• Ren Gudino

4 Elements to Consider for Effective Internal Wayfinding Signage

Updated: Sep 1

Imagine walking into a hospital for an appointment and not knowing where to go. You’ve already driven thirty minutes, tracked down the appropriate parking lot, found a spot, and carefully kept track of your parking ticket–reminding yourself to get it validated so that you don’t end up paying for parking–trekked across the parking lot and into an elevator before you even reached the inside of a building. When in the elevator, you hope to end up on a floor where you can at least speak to a human person that can tell you where cardiology is located.
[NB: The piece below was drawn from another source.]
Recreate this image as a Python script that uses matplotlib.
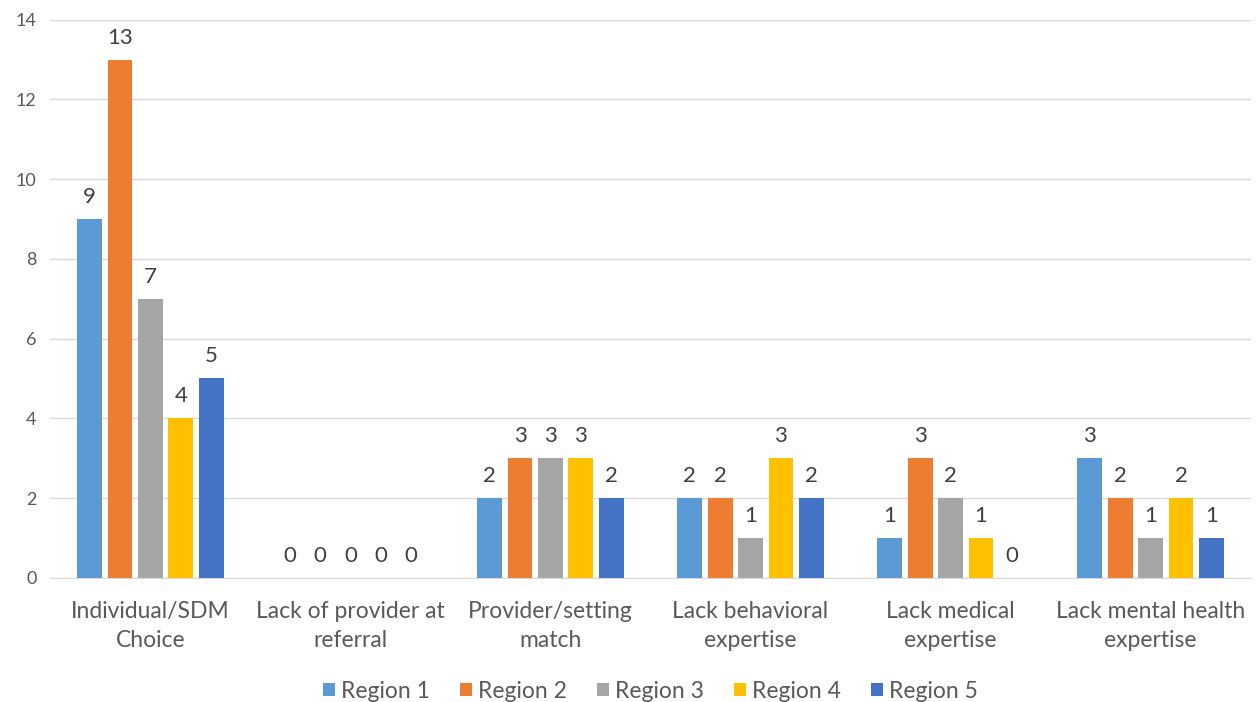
import numpy as np
import matplotlib
matplotlib.use("Agg")
import matplotlib.pyplot as plt

categories = ["Individual/SDM\nChoice", "Lack of provider at\nreferral",
              "Provider/setting\nmatch", "Lack behavioral\nexpertise",
              "Lack medical\nexpertise", "Lack mental health\nexpertise"]
series_names = ["Region 1", "Region 2", "Region 3", "Region 4", "Region 5"]
region1 = [9, 0, 2, 2, 1, 3]
region2 = [13, 0, 3, 2, 3, 2]
region3 = [7, 0, 3, 1, 2, 1]
region4 = [4, 0, 3, 3, 1, 2]
region5 = [5, 0, 2, 2, 0, 1]
colors = ["#5B9BD5", "#ED7D31", "#A5A5A5", "#FFC000", "#4472C4"]

plt.rcParams['font.family'] = ['Lato', 'DejaVu Sans']
text_col = "#595959"

fig = plt.figure(figsize=(12.57, 7.02), dpi=100)
ax = fig.add_axes([0.040, 0.177, 0.955, 0.795])

x = np.arange(len(categories))
pitch = 0.152
width = 0.124
all_series = [region1, region2, region3, region4, region5]
for i, (vals, name, c) in enumerate(zip(all_series, series_names, colors)):
    pos = x + (i - 2) * pitch
    ax.bar(pos, vals, width, color=c, label=name, zorder=3)
    for p, v in zip(pos, vals):
        ax.text(p, v + 0.3, str(v), ha='center', va='bottom',
                fontsize=16, color="#404040")

ax.set_xlim(-0.5, len(categories) - 0.5)
ax.set_ylim(0, 14)
ax.set_yticks(range(0, 15, 2))
ax.yaxis.grid(True, color="#D9D9D9", linewidth=1, zorder=0)
for s in ["top", "right", "left"]:
    ax.spines[s].set_visible(False)
ax.spines["bottom"].set_color("#D9D9D9")
ax.tick_params(axis='both', length=0, colors=text_col)
ax.tick_params(axis='y', labelsize=13, pad=10)
ax.set_xticks(x)
ax.set_xticklabels(categories, fontsize=16.5, color=text_col, linespacing=1.45)
ax.tick_params(axis='x', pad=17)

leg = ax.legend(loc='center', bbox_to_anchor=(0.5, -0.203), ncol=5,
                frameon=False, fontsize=16.5, handlelength=0.55, handleheight=0.55,
                handletextpad=0.25, columnspacing=1.3)
for t in leg.get_texts():
    t.set_color(text_col)

fig.savefig("out.png", dpi=100)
You were originally there for a dermatologist but after all of this running around, you should get an EKG instead.


Here are 4 ways a building can improve internal signage and create a smoother wayfinding experience–part 1 of a series:


1. Legibility - don’t clutter text or signage. Before digging into the artistic details, it’s important to make sure your message is clearly stated, first. Think about the words you want to say: are you using too many words? Is the size of the text large enough to be read by anyone? Does the font convey the mood of your message and is also easy to read? When you add too many words on a single sign, making the font smaller just so you can fit your wordy thought in, you’ve lost clarity in your message. My advice: be concise. However, sometimes people try to solve this issue by splitting up the message onto multiple signs–this only leads to cluttered signage. Adding more signs to avoid concision and clarity only leads to visual clutter, confusion, and redundancy. Multiple signs are confusing and they’re difficult to read. Too many words to make a point only make the point more convoluted. (Do you see what we did there?)
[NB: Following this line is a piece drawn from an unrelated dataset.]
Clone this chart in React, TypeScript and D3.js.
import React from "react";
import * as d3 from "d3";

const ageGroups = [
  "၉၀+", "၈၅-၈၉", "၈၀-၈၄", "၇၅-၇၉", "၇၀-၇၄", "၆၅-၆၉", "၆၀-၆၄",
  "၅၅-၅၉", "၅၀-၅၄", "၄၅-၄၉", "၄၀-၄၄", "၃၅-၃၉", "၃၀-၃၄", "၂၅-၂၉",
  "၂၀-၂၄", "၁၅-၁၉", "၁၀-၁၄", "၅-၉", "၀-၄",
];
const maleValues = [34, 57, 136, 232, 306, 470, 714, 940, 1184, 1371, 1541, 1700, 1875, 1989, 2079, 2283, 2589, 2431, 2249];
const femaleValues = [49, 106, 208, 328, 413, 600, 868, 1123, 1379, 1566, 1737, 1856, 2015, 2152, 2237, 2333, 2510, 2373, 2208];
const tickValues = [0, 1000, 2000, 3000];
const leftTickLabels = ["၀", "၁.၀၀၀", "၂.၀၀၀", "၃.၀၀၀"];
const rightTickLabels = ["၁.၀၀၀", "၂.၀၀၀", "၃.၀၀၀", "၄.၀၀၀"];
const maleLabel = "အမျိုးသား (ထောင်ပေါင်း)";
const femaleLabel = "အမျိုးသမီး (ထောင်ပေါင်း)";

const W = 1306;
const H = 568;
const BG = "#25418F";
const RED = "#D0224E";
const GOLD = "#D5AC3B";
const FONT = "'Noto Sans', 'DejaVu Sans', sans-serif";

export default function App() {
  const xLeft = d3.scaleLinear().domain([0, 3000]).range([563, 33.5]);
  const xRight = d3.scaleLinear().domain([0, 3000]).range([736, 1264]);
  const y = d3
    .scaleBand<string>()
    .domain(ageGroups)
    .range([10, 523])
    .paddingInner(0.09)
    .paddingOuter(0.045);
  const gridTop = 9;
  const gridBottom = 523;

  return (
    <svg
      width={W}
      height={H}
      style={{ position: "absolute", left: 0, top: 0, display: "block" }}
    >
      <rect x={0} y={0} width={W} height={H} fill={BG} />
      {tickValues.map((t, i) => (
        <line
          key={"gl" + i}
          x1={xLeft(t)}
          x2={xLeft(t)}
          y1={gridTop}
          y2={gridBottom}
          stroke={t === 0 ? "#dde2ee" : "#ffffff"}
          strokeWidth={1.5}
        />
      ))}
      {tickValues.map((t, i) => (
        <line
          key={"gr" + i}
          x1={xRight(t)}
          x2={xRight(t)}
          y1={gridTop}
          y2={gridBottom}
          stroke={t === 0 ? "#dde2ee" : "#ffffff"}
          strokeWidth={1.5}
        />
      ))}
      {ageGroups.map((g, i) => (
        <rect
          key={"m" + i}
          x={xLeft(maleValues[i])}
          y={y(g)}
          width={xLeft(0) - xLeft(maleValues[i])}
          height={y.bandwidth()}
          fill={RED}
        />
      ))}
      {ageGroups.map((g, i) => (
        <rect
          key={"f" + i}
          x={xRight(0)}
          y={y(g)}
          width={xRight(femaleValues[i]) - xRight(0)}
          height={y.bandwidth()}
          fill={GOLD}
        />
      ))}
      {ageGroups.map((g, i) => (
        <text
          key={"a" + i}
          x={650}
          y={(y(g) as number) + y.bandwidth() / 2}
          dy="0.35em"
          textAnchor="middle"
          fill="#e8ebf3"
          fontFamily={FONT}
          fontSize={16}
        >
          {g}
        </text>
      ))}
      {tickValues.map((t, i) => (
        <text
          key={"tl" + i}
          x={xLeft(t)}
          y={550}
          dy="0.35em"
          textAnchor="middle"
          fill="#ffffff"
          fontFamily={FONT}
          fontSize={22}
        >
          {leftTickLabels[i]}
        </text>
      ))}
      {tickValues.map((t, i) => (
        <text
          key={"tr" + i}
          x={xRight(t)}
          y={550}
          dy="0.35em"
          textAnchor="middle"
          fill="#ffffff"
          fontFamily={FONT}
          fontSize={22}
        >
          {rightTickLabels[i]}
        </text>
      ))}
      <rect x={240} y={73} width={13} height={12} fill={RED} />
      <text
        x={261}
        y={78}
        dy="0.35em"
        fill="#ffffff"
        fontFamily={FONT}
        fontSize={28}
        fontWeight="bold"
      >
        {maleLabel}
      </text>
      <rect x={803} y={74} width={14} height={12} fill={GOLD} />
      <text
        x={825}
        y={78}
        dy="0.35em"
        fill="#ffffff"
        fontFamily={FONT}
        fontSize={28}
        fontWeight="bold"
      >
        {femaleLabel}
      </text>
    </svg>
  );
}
2. Consistency - don’t mix things up. Iconography and imagery are there for a reason. Using imagery in your signage is inclusive, sends a message without needing any text, and often, does so faster and more effectively than text alone. After all, if most people thoroughly read signage, then maybe we wouldn’t have so many movies made out of books, right? However, even icons can muddy up your message if you aren’t consistent. Keep informational signage designed in a consistent format–this way people associate an icon and/or the shape of the text with “information.” Regulatory signs are also done this way. When you see a red circle with a line through it, you know that that means not to do something. If people are shown the red circle with a line to forbid entering through one door, what will happen when the next door has a yellow sign with black lettering, also stating, “Do not enter.” Chances are, your brain will see the colors and design of the sign, assume it says something about caution, as you push through the doors into a live surgery.



3. ADA compliance - While a part of this means specifications for how braille is placed onto permanent room signage, ADA compliance covers reflectivity, color contrast, font sizes, icon sizes, placement of internal signage–all those good things that make sure signage is accessible for the public and employees. Since these can vary based on individual state requirements and locations, ADA Compliance can be a whole topic on its own. So, we’ll save that for another time–but definitely worth mentioning to make sure your signage follows the regulations within the Americans with Disabilities Act.

4. Maintenance - Diligent and consistent upkeep and maintenance is something that tends to be overlooked but is so important that we’ve included it here as number four in the first part of this series. Sun exposure, weathering, differences in temperature, and sometimes even the hands of real live human people can wear away the legibility of a sign. This is an issue most seen in high schools across the nation: students picking or scratching letters off of a sign to alter its meaning, trying to change Mr. Berger to “Burger.” Not every nameplate needs to be replaced as soon as something happens to it, but consistent replacing of damaged outdoor signage, faded directional and informational signage–both indoors and outdoors, and missing indoor room-identifying signs should be a priority. Picking high-quality materials from the get-go limits when these replacements will happen. Scheduling and planning your replacements and maintenance will give you an allocated budget for wayfinding signage, meaning you won’t be able to make any excuses and you can say that you prioritize the accessibility and safety of your building and its surrounding environment.


If only these four factors are considered when planning a building’s wayfinding signage, you will have clear, concise, legible, and accessible signage. For most people, that’s all anyone ever really wants: signage that tells them clearly where they are and where to go.